◆ **Task details**:
Your copy of the material must match it exactly, except that pictures are dropped.

— Start of Recorded data —

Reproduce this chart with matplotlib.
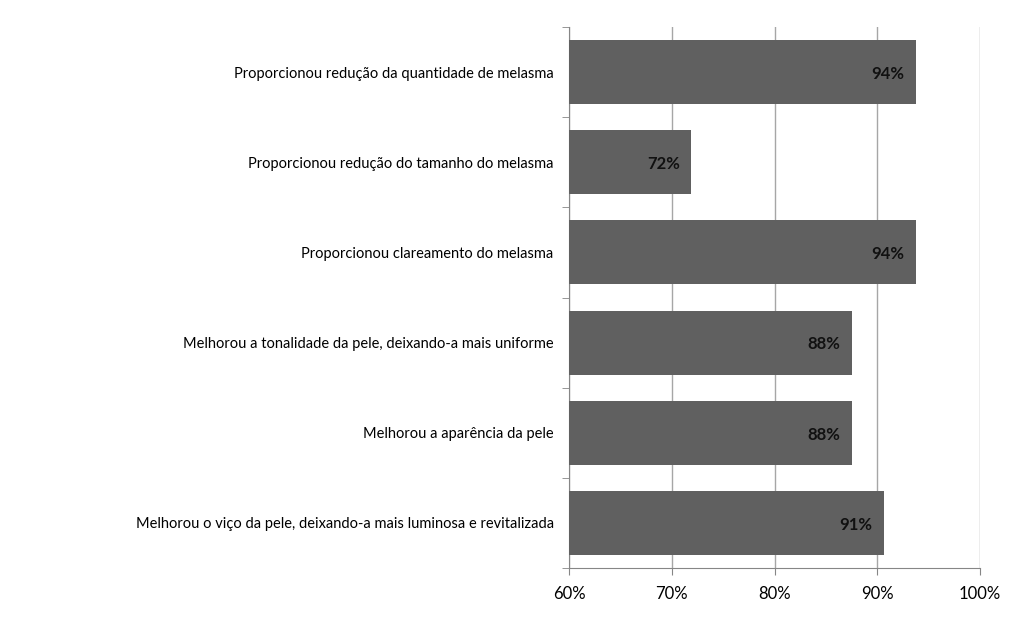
import matplotlib
matplotlib.use('Agg')
import matplotlib.pyplot as plt
from matplotlib.ticker import FixedLocator

# categories top to bottom
labels = [
    "Proporcionou redução da quantidade de melasma",
    "Proporcionou redução do tamanho do melasma",
    "Proporcionou clareamento do melasma",
    "Melhorou a tonalidade da pele, deixando-a mais uniforme",
    "Melhorou a aparência da pele",
    "Melhorou o viço da pele, deixando-a mais luminosa e revitalizada",
]
values = [93.75, 71.875, 93.75, 87.5, 87.5, 90.625]
value_text = ["94%", "72%", "94%", "88%", "88%", "91%"]
xticks = [60, 70, 80, 90, 100]

plt.rcParams['font.family'] = ['Lato', 'DejaVu Sans']

fig = plt.figure(figsize=(10.24, 6.33), dpi=100)
ax = fig.add_axes([569/1024, 1-568/633, 411/1024, 541/633])

pos = list(range(len(labels)))
ax.barh(pos, [v - 60 for v in values], left=60, height=0.71, color='#606060', zorder=3)

for p, v, t in zip(pos, values, value_text):
    ax.text(v - 1.1, p + 0.02, t, ha='right', va='center', fontsize=12, fontweight='bold',
            color='#111111', zorder=4)

ax.set_xlim(60, 100)
ax.set_ylim(len(labels) - 0.5, -0.5)
ax.set_xticks(xticks)
ax.set_xticklabels([f"{x}%" for x in xticks], fontsize=12)
ax.set_yticks(pos)
ax.set_yticklabels(labels, fontsize=10.5)
ax.tick_params(axis='y', length=0, pad=11)
ax.yaxis.set_minor_locator(FixedLocator([i - 0.5 for i in range(len(labels) + 1)]))
ax.tick_params(axis='y', which='minor', length=5, color='#868686', direction='out')
ax.tick_params(axis='x', length=5, color='#868686', pad=8)
ax.xaxis.grid(True, color='#a6a6a6', linewidth=1, zorder=0)

for s in ['top', 'right']:
    ax.spines[s].set_visible(False)
for s in ['left', 'bottom']:
    ax.spines[s].set_color('#868686')

fig.savefig('out.png', dpi=100)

— End of Recorded data —

◆ **Exercise response**:
Reproduce this chart with matplotlib.
import matplotlib
matplotlib.use('Agg')
import matplotlib.pyplot as plt
from matplotlib.ticker import FixedLocator

# categories top to bottom
labels = [
    "Proporcionou redução da quantidade de melasma",
    "Proporcionou redução do tamanho do melasma",
    "Proporcionou clareamento do melasma",
    "Melhorou a tonalidade da pele, deixando-a mais uniforme",
    "Melhorou a aparência da pele",
    "Melhorou o viço da pele, deixando-a mais luminosa e revitalizada",
]
values = [93.75, 71.875, 93.75, 87.5, 87.5, 90.625]
value_text = ["94%", "72%", "94%", "88%", "88%", "91%"]
xticks = [60, 70, 80, 90, 100]

plt.rcParams['font.family'] = ['Lato', 'DejaVu Sans']

fig = plt.figure(figsize=(10.24, 6.33), dpi=100)
ax = fig.add_axes([569/1024, 1-568/633, 411/1024, 541/633])

pos = list(range(len(labels)))
ax.barh(pos, [v - 60 for v in values], left=60, height=0.71, color='#606060', zorder=3)

for p, v, t in zip(pos, values, value_text):
    ax.text(v - 1.1, p + 0.02, t, ha='right', va='center', fontsize=12, fontweight='bold',
            color='#111111', zorder=4)

ax.set_xlim(60, 100)
ax.set_ylim(len(labels) - 0.5, -0.5)
ax.set_xticks(xticks)
ax.set_xticklabels([f"{x}%" for x in xticks], fontsize=12)
ax.set_yticks(pos)
ax.set_yticklabels(labels, fontsize=10.5)
ax.tick_params(axis='y', length=0, pad=11)
ax.yaxis.set_minor_locator(FixedLocator([i - 0.5 for i in range(len(labels) + 1)]))
ax.tick_params(axis='y', which='minor', length=5, color='#868686', direction='out')
ax.tick_params(axis='x', length=5, color='#868686', pad=8)
ax.xaxis.grid(True, color='#a6a6a6', linewidth=1, zorder=0)

for s in ['top', 'right']:
    ax.spines[s].set_visible(False)
for s in ['left', 'bottom']:
    ax.spines[s].set_color('#868686')

fig.savefig('out.png', dpi=100)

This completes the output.